# Required work
Pictures excluded, return the lines below from the first through the line holding "Arial, Helvetica, sans-serif';".

BEGIN Recorded data

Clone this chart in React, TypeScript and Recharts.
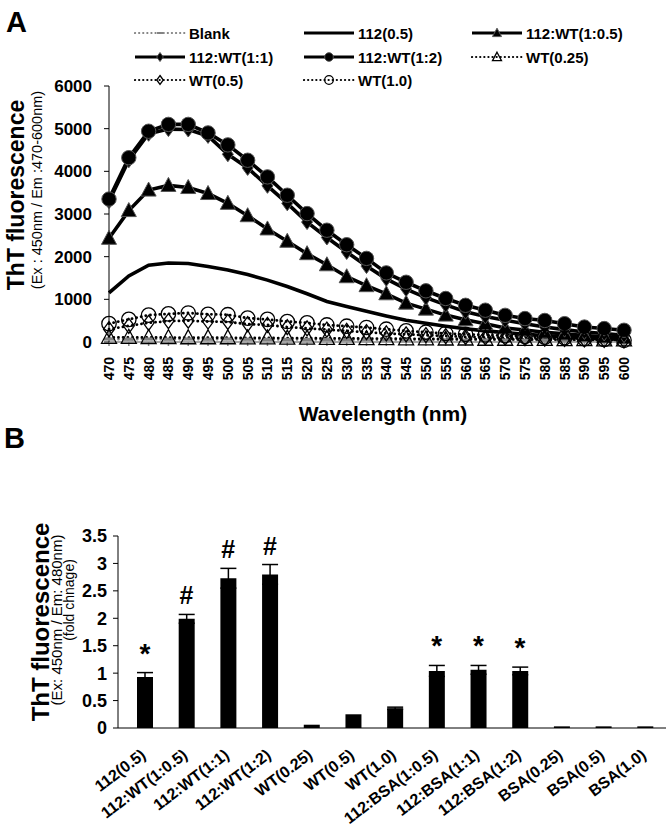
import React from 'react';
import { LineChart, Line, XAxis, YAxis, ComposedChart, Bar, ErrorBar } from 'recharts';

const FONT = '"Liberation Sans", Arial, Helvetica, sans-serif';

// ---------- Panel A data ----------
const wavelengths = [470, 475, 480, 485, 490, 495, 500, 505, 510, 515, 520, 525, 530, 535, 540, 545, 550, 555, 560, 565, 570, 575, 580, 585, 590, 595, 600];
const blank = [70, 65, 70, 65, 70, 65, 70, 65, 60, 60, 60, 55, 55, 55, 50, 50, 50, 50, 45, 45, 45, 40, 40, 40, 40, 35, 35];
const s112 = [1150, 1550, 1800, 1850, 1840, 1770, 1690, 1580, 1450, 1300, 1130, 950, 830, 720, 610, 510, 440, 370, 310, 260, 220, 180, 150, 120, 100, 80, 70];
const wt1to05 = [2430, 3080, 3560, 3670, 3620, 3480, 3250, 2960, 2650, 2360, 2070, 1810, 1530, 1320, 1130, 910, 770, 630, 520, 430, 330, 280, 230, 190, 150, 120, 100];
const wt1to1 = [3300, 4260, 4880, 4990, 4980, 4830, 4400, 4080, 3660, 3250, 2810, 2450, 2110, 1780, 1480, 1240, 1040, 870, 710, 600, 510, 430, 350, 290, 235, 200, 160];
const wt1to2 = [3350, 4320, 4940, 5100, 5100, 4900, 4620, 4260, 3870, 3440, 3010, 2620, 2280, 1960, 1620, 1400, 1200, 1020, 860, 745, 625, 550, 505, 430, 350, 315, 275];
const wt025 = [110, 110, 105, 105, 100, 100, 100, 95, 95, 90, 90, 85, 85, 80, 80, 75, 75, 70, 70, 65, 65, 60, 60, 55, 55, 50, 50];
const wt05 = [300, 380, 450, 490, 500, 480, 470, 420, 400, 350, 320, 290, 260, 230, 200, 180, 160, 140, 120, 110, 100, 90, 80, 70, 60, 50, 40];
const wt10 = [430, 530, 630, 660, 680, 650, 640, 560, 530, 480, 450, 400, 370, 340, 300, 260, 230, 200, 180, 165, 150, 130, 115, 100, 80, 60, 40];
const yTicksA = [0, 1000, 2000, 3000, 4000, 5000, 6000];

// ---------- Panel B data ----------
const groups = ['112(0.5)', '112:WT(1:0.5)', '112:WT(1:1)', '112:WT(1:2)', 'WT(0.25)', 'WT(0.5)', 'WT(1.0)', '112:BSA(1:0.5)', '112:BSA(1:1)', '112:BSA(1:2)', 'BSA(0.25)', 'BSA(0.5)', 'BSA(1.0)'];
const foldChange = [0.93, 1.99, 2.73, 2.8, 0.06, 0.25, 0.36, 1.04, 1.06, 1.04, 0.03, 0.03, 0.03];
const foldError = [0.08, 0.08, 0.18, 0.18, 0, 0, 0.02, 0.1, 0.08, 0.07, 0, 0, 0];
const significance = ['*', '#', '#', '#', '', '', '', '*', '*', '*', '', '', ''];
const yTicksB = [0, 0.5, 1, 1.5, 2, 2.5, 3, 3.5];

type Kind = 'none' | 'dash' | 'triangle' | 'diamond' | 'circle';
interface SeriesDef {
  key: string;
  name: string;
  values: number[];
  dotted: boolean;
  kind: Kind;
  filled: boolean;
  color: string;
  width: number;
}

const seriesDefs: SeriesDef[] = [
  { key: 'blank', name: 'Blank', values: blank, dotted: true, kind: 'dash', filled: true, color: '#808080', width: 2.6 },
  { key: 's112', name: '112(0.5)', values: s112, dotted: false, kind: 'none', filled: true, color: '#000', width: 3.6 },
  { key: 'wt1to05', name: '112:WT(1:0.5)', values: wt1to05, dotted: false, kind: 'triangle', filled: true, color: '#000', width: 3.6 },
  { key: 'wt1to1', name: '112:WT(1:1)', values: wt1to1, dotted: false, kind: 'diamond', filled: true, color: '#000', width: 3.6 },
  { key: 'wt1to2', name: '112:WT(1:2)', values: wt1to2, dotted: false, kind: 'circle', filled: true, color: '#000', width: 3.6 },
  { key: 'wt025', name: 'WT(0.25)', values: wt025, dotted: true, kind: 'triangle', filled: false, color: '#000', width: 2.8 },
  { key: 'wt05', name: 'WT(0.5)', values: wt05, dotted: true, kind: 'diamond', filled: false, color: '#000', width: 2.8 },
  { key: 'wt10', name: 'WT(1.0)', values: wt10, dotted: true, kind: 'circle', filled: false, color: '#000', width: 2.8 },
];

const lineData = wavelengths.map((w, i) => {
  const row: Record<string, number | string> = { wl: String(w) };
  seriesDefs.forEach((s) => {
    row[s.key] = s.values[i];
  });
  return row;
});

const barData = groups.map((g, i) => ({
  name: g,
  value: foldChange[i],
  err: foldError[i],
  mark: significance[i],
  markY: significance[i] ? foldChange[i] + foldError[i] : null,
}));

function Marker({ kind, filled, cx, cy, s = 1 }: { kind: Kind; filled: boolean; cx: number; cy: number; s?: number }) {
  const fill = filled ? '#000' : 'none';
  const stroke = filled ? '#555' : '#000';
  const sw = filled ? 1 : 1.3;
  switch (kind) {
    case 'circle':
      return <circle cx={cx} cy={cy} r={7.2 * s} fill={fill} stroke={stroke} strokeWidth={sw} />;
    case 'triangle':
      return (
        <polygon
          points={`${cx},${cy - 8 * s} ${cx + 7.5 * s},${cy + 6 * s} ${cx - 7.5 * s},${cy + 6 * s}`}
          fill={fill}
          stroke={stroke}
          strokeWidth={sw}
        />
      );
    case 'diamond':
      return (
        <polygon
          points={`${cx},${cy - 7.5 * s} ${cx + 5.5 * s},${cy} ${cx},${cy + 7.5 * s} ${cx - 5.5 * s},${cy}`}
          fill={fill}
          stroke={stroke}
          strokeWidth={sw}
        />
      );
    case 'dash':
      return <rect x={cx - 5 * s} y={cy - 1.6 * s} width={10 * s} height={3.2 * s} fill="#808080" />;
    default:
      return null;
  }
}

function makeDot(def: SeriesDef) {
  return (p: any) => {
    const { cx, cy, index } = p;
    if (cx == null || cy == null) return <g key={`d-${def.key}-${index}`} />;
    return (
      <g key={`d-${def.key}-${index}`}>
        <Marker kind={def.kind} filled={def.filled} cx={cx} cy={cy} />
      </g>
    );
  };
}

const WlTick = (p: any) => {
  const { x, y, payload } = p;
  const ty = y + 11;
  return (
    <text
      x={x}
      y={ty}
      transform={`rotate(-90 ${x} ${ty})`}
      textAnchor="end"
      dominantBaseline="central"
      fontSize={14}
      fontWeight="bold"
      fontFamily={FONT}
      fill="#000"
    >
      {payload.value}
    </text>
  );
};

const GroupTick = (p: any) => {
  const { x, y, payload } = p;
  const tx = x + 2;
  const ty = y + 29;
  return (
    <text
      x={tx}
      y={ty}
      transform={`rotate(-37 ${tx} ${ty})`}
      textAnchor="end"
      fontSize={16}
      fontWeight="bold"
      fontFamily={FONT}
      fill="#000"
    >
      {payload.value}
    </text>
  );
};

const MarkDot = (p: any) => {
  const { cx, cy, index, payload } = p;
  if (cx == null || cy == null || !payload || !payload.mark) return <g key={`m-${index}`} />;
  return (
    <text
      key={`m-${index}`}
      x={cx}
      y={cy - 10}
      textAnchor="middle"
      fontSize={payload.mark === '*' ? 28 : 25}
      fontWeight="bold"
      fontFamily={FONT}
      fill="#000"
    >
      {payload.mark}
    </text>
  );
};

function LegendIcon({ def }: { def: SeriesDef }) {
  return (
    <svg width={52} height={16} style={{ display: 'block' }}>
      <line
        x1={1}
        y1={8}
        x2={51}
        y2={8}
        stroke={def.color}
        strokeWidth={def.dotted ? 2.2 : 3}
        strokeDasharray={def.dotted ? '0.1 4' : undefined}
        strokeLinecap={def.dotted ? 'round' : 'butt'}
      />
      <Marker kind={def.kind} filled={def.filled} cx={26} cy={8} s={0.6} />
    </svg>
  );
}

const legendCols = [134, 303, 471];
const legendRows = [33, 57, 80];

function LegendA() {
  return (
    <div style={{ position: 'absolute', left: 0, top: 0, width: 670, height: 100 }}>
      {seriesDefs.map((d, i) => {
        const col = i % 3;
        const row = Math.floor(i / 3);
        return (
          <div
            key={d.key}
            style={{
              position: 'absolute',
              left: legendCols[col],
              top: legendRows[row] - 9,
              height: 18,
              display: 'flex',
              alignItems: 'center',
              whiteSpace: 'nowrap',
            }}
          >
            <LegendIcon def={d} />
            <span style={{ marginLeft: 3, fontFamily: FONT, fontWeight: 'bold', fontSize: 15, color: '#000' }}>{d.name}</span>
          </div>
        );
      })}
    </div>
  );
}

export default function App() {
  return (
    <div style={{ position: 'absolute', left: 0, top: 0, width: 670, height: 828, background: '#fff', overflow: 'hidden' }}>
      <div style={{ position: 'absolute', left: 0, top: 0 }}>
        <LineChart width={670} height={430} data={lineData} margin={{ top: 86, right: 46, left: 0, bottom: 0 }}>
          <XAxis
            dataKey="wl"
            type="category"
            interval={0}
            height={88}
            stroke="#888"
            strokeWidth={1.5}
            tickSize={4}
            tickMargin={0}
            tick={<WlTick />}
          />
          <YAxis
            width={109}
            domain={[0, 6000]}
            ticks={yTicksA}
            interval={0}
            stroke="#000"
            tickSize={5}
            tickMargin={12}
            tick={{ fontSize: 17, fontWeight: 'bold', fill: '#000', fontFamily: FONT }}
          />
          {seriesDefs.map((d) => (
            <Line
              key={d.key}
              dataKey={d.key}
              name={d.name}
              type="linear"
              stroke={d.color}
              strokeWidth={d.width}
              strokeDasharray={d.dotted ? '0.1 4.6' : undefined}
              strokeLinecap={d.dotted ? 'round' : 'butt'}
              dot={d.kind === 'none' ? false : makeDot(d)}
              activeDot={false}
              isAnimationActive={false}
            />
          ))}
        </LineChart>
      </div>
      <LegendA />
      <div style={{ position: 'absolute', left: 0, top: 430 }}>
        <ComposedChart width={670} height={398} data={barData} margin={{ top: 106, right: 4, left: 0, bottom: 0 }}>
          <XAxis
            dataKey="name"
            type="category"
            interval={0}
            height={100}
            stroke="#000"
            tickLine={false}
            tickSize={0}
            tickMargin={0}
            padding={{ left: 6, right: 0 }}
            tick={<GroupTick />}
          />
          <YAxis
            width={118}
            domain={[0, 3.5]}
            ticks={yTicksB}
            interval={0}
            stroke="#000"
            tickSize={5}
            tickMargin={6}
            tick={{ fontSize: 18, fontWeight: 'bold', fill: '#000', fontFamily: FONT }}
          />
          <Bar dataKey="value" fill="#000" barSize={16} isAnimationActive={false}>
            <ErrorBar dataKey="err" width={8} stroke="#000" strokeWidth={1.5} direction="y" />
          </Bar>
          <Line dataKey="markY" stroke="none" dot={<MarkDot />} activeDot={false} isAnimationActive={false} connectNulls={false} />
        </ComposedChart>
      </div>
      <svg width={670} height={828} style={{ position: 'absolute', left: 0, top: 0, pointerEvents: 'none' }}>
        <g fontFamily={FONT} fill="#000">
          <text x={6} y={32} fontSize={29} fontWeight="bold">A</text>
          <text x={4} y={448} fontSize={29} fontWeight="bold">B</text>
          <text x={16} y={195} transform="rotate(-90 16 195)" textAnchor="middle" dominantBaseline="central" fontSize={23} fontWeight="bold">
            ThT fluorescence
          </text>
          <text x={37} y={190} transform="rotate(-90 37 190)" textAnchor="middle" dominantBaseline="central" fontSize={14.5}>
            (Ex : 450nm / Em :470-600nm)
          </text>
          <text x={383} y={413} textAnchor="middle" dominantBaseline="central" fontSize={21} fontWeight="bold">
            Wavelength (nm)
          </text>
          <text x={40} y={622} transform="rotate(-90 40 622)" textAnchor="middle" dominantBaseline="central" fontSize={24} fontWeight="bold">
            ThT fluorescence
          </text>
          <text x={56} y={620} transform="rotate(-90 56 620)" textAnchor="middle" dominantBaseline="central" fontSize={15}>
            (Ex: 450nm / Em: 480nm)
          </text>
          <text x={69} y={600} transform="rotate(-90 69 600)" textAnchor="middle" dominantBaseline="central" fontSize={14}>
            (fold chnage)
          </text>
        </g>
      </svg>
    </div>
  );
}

END Recorded data

# Task solution
Clone this chart in React, TypeScript and Recharts.
import React from 'react';
import { LineChart, Line, XAxis, YAxis, ComposedChart, Bar, ErrorBar } from 'recharts';

const FONT = '"Liberation Sans", Arial, Helvetica, sans-serif';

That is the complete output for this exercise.